# [Material shown]
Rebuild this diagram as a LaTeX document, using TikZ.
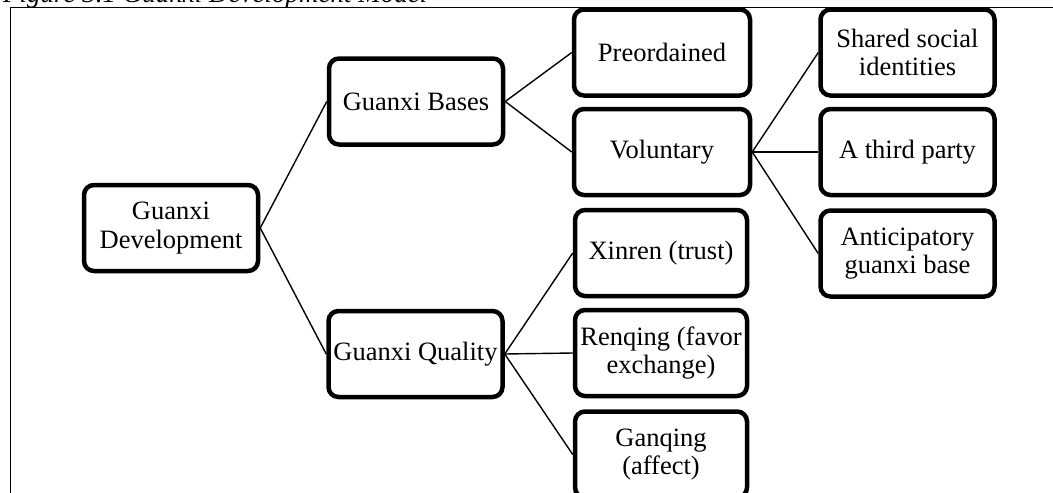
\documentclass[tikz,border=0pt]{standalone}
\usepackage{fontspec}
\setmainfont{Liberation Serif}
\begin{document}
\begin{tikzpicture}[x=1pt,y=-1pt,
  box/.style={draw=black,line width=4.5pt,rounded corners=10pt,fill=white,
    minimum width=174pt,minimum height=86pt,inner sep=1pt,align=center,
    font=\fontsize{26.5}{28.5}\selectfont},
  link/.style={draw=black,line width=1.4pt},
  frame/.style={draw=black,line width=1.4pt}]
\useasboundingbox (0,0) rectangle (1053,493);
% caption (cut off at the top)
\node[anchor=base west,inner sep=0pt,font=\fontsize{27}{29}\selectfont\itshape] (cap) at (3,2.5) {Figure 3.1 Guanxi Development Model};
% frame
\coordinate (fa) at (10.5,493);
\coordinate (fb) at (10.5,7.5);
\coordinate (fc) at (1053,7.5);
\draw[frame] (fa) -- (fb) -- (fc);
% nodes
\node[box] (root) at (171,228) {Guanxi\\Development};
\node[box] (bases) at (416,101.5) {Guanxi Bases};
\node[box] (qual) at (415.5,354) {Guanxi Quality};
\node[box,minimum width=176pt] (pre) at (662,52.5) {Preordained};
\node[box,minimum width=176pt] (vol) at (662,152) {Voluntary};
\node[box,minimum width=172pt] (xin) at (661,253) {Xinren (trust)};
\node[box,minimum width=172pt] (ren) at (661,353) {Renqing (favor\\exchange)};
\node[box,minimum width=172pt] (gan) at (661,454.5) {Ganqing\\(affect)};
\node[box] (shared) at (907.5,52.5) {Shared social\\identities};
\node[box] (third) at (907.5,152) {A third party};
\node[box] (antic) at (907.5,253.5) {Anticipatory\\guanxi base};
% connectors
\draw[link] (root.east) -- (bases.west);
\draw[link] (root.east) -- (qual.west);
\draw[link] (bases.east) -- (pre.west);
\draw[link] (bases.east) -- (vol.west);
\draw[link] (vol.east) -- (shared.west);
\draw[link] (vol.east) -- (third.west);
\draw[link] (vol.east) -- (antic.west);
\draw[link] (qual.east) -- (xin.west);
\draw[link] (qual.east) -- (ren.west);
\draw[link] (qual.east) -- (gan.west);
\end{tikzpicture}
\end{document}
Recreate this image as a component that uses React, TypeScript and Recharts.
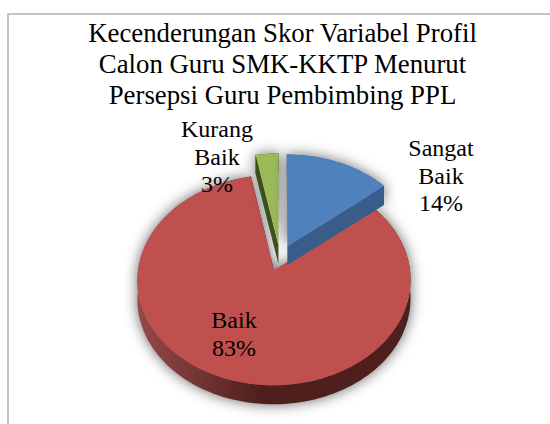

# [The problem]
Set the data above down again exactly as given, with no pictures.

# [Answer below]
Rebuild this diagram as a LaTeX document, using TikZ.
\documentclass[tikz,border=0pt]{standalone}
\usepackage{fontspec}
\setmainfont{Liberation Serif}
\begin{document}
\begin{tikzpicture}[x=1pt,y=-1pt,
  box/.style={draw=black,line width=4.5pt,rounded corners=10pt,fill=white,
    minimum width=174pt,minimum height=86pt,inner sep=1pt,align=center,
    font=\fontsize{26.5}{28.5}\selectfont},
  link/.style={draw=black,line width=1.4pt},
  frame/.style={draw=black,line width=1.4pt}]
\useasboundingbox (0,0) rectangle (1053,493);
% caption (cut off at the top)
\node[anchor=base west,inner sep=0pt,font=\fontsize{27}{29}\selectfont\itshape] (cap) at (3,2.5) {Figure 3.1 Guanxi Development Model};
% frame
\coordinate (fa) at (10.5,493);
\coordinate (fb) at (10.5,7.5);
\coordinate (fc) at (1053,7.5);
\draw[frame] (fa) -- (fb) -- (fc);
% nodes
\node[box] (root) at (171,228) {Guanxi\\Development};
\node[box] (bases) at (416,101.5) {Guanxi Bases};
\node[box] (qual) at (415.5,354) {Guanxi Quality};
\node[box,minimum width=176pt] (pre) at (662,52.5) {Preordained};
\node[box,minimum width=176pt] (vol) at (662,152) {Voluntary};
\node[box,minimum width=172pt] (xin) at (661,253) {Xinren (trust)};
\node[box,minimum width=172pt] (ren) at (661,353) {Renqing (favor\\exchange)};
\node[box,minimum width=172pt] (gan) at (661,454.5) {Ganqing\\(affect)};
\node[box] (shared) at (907.5,52.5) {Shared social\\identities};
\node[box] (third) at (907.5,152) {A third party};
\node[box] (antic) at (907.5,253.5) {Anticipatory\\guanxi base};
% connectors
\draw[link] (root.east) -- (bases.west);
\draw[link] (root.east) -- (qual.west);
\draw[link] (bases.east) -- (pre.west);
\draw[link] (bases.east) -- (vol.west);
\draw[link] (vol.east) -- (shared.west);
\draw[link] (vol.east) -- (third.west);
\draw[link] (vol.east) -- (antic.west);
\draw[link] (qual.east) -- (xin.west);
\draw[link] (qual.east) -- (ren.west);
\draw[link] (qual.east) -- (gan.west);
\end{tikzpicture}
\end{document}
Recreate this image as a component that uses React, TypeScript and Recharts.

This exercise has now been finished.